Dunque, se l’uso della parola femminismo in qualche modo presuppone una consapevolezza di genere e una conoscenza delle dinamiche in cui il genere viene costruito socialmente, oggi probabilmente in Iran è la consapevolezza di essere e poter essere collettività che manca a molte donne.

La società si è trasformata e spesso succede che le femministe della vecchia generazione non conoscano neanche le più giovani. Queste ultime, invece, agiscono in modo praticamente indipendente e comunque sganciato dalle reti di attivismo formali pre-esistenti.

In particolare, dopo le proteste dell’Onda verde del 2009 i network formali delle donne sono quasi tutti scomparsi, molte femministe hanno dovuto lasciare il paese, altre organizzazioni si sono estremamente indebolite.

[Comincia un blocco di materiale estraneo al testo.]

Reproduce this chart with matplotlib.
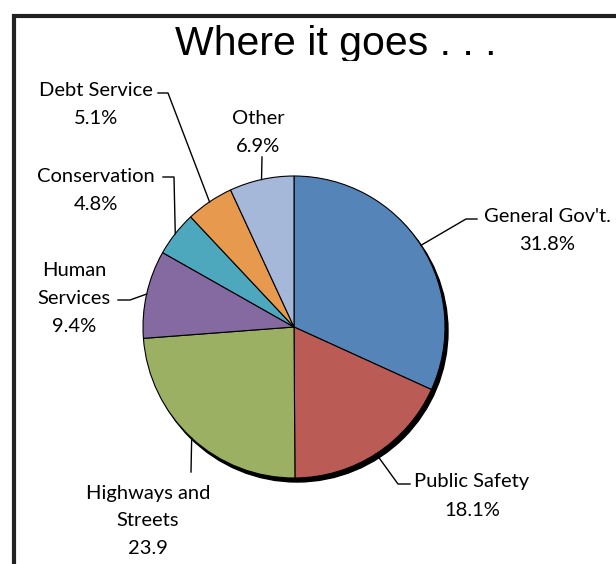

A questo si sono aggiunti i problemi legati alla sicurezza, all’interno di un contesto che resta comunque autoritario, nonostante alcuni passi avanti degli ultimi anni.
Infatti, essere parte di un movimento o di una rete femminista potrebbe essere considerato una minaccia dalle autorità e quindi diventare rischioso per le donne. Anche per queste ragione internet ha avuto un ruolo determinante, almeno come cassa di risonanza di alcune voci. Più difficile è stata una lettura profondamente femminista dei saperi.
Tanto il cyber-feminism quanto quello di strada è profondamente cambiato, allontanandosi dalle esperienze più strutturate e consapevoli dei primi anni Zero, come i siti web Zanan-e Iran o Meydan-e Zanan («Le donne dell’Iran» e «La piazza delle donne»), ovvero progetti più vicini alla formazione di Sadeghi.
Insieme alla questione hejab al cuore delle istanze delle iraniane oggi (come ieri, ma forse ancora di più), c’è l’uguaglianza davanti alla legge. Per l’8 marzo sui social è circolato l’hashtag «#barabar ba man», «uguale a me».
Questo esempio apre una riflessione più ampia: se la questione è chiara quando si parla di diritti, diventa più spinosa quando si evoca la parità su tutti i fronti.
L’Iran vanta una società in cui più del 60 per cento delle studentesse universitarie sono donne, eppure i numeri della disoccupazione femminile sfiorano il 20 percento.
Significa che nel processo di affermazione delle donne è complesso superare la questione parità, e non solo quando si parla di diritti. Quindi ancora la definizione della donna, nei racconti anche di tante iraniane, avviene rispetto a un parametro maschile. Sadeghi, però, chiarisce: «Di sicuro abbiamo bisogno di un movimento che si basi sulla differenza e non solo sull’uguaglianza. È chiaro che vogliamo parità di trattamento legale, ma questo non vuol dire che vogliamo essere uguali agli uomini (…)E ciò che conta è che le ragazze più giovani facciano qualcosa per loro stesse».
Ovvero per liberarsi da sole, anche guardando a ciò che succede fuori dalle loro reti sociali di riferimento che, come per tante altre donne in giro per il mondo, significa combattere contro lo status quo e il cosiddetto stato «naturale» delle cose.